=== Dataset section ===
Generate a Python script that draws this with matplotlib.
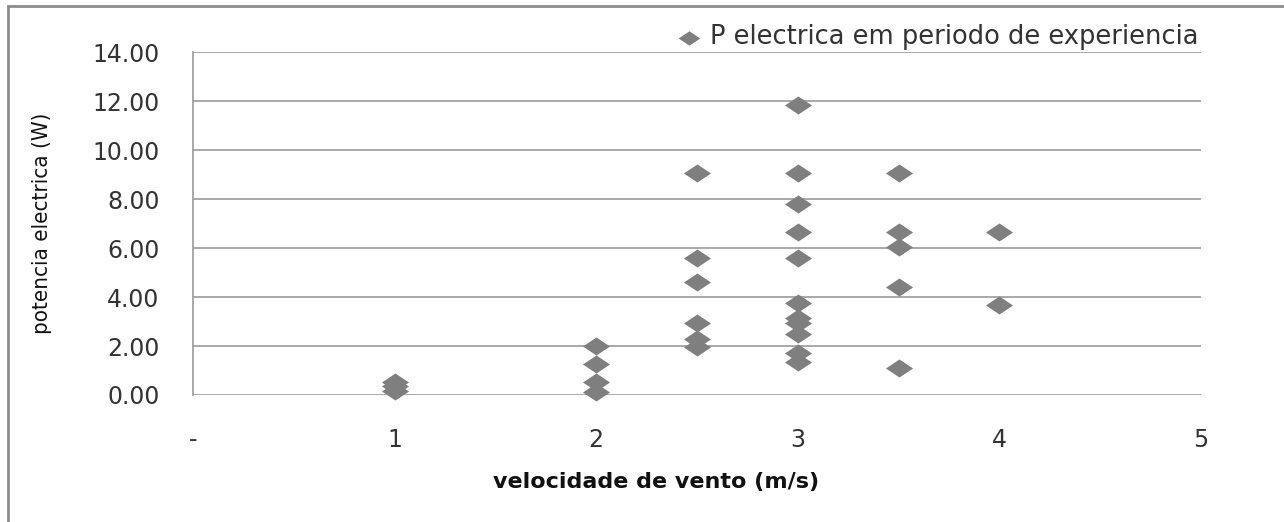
import numpy as np
import matplotlib
matplotlib.use('Agg')
import matplotlib.pyplot as plt
from matplotlib.patches import Rectangle

# wind speed (m/s) and electric power (W)
vel_1 = [1, 1, 1]
pot_1 = [0.55, 0.35, 0.15]
vel_2 = [2, 2, 2, 2]
pot_2 = [2.01, 1.28, 0.53, 0.11]
vel_25 = [2.5, 2.5, 2.5, 2.5, 2.5, 2.5]
pot_25 = [9.05, 5.58, 4.60, 2.95, 2.27, 1.97]
vel_3 = [3, 3, 3, 3, 3, 3, 3, 3, 3, 3, 3]
pot_3 = [11.84, 9.05, 7.80, 6.64, 5.58, 3.74, 3.15, 2.95, 2.48, 1.70, 1.34]
vel_35 = [3.5, 3.5, 3.5, 3.5, 3.5]
pot_35 = [9.05, 6.67, 6.03, 4.42, 1.09]
vel_4 = [4, 4]
pot_4 = [6.67, 3.67]

x = vel_1 + vel_2 + vel_25 + vel_3 + vel_35 + vel_4
y = pot_1 + pot_2 + pot_25 + pot_3 + pot_35 + pot_4

x_ticks = [0, 1, 2, 3, 4, 5]
x_tick_labels = ['-', '1', '2', '3', '4', '5']
y_ticks = [0, 2, 4, 6, 8, 10, 12, 14]

grey = '#7f7f7f'
diamond = [(0, 1), (1.5, 0), (0, -1), (-1.5, 0), (0, 1)]

fig = plt.figure(figsize=(12.84, 5.22), dpi=100)
fig.patches.append(Rectangle((8 / 1284, -0.1), 1.2, 1 - 6 / 522 + 0.1,
                             transform=fig.transFigure, fill=False,
                             edgecolor='#8c8c8c', linewidth=2))
ax = fig.add_axes([0.1503, 0.2433, 0.7851, 0.657])

ax.scatter(x, y, marker=diamond, s=380, color=grey, linewidths=0,
           label='P electrica em periodo de experiencia', zorder=3, clip_on=False)

ax.set_xlim(0, 5)
ax.set_ylim(0, 14)
ax.set_xticks(x_ticks)
ax.set_xticklabels(x_tick_labels)
ax.set_yticks(y_ticks)
ax.set_yticklabels(['%.2f' % v for v in y_ticks])
ax.tick_params(length=0, labelsize=17, colors='#333333')
ax.tick_params(axis='x', pad=24)
ax.tick_params(axis='y', pad=24)

ax.grid(axis='y', color='#999999', linewidth=1.2)
ax.set_axisbelow(True)
for side in ['top', 'right', 'bottom']:
    ax.spines[side].set_visible(False)
ax.spines['left'].set_color('#999999')
ax.spines['left'].set_linewidth(1.2)

ax.set_xlabel('velocidade de vento (m/s)', fontsize=16, fontweight='bold',
              color='#111111')
ax.xaxis.set_label_coords(0.459, -0.225)
ax.set_ylabel('potencia electrica (W)', fontsize=16, fontstretch='condensed',
              color='#111111')
ax.yaxis.set_label_coords(-0.14, 0.5)

ax.legend(loc='lower right', bbox_to_anchor=(0.997, 1.005), frameon=False,
          fontsize=18.5, handletextpad=0.0, handlelength=1.6, borderaxespad=0,
          borderpad=0, markerscale=0.8, labelcolor='#333333')

fig.savefig('out.png', dpi=100)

=== Task goal ===
Return the material line for line, from its beginning to the line that contains "ax.spines['left'].set_linewidth(1.2)", with the pictures left out.

=== Task output ===
Generate a Python script that draws this with matplotlib.
import numpy as np
import matplotlib
matplotlib.use('Agg')
import matplotlib.pyplot as plt
from matplotlib.patches import Rectangle

# wind speed (m/s) and electric power (W)
vel_1 = [1, 1, 1]
pot_1 = [0.55, 0.35, 0.15]
vel_2 = [2, 2, 2, 2]
pot_2 = [2.01, 1.28, 0.53, 0.11]
vel_25 = [2.5, 2.5, 2.5, 2.5, 2.5, 2.5]
pot_25 = [9.05, 5.58, 4.60, 2.95, 2.27, 1.97]
vel_3 = [3, 3, 3, 3, 3, 3, 3, 3, 3, 3, 3]
pot_3 = [11.84, 9.05, 7.80, 6.64, 5.58, 3.74, 3.15, 2.95, 2.48, 1.70, 1.34]
vel_35 = [3.5, 3.5, 3.5, 3.5, 3.5]
pot_35 = [9.05, 6.67, 6.03, 4.42, 1.09]
vel_4 = [4, 4]
pot_4 = [6.67, 3.67]

x = vel_1 + vel_2 + vel_25 + vel_3 + vel_35 + vel_4
y = pot_1 + pot_2 + pot_25 + pot_3 + pot_35 + pot_4

x_ticks = [0, 1, 2, 3, 4, 5]
x_tick_labels = ['-', '1', '2', '3', '4', '5']
y_ticks = [0, 2, 4, 6, 8, 10, 12, 14]

grey = '#7f7f7f'
diamond = [(0, 1), (1.5, 0), (0, -1), (-1.5, 0), (0, 1)]

fig = plt.figure(figsize=(12.84, 5.22), dpi=100)
fig.patches.append(Rectangle((8 / 1284, -0.1), 1.2, 1 - 6 / 522 + 0.1,
                             transform=fig.transFigure, fill=False,
                             edgecolor='#8c8c8c', linewidth=2))
ax = fig.add_axes([0.1503, 0.2433, 0.7851, 0.657])

ax.scatter(x, y, marker=diamond, s=380, color=grey, linewidths=0,
           label='P electrica em periodo de experiencia', zorder=3, clip_on=False)

ax.set_xlim(0, 5)
ax.set_ylim(0, 14)
ax.set_xticks(x_ticks)
ax.set_xticklabels(x_tick_labels)
ax.set_yticks(y_ticks)
ax.set_yticklabels(['%.2f' % v for v in y_ticks])
ax.tick_params(length=0, labelsize=17, colors='#333333')
ax.tick_params(axis='x', pad=24)
ax.tick_params(axis='y', pad=24)

ax.grid(axis='y', color='#999999', linewidth=1.2)
ax.set_axisbelow(True)
for side in ['top', 'right', 'bottom']:
    ax.spines[side].set_visible(False)
ax.spines['left'].set_color('#999999')
ax.spines['left'].set_linewidth(1.2)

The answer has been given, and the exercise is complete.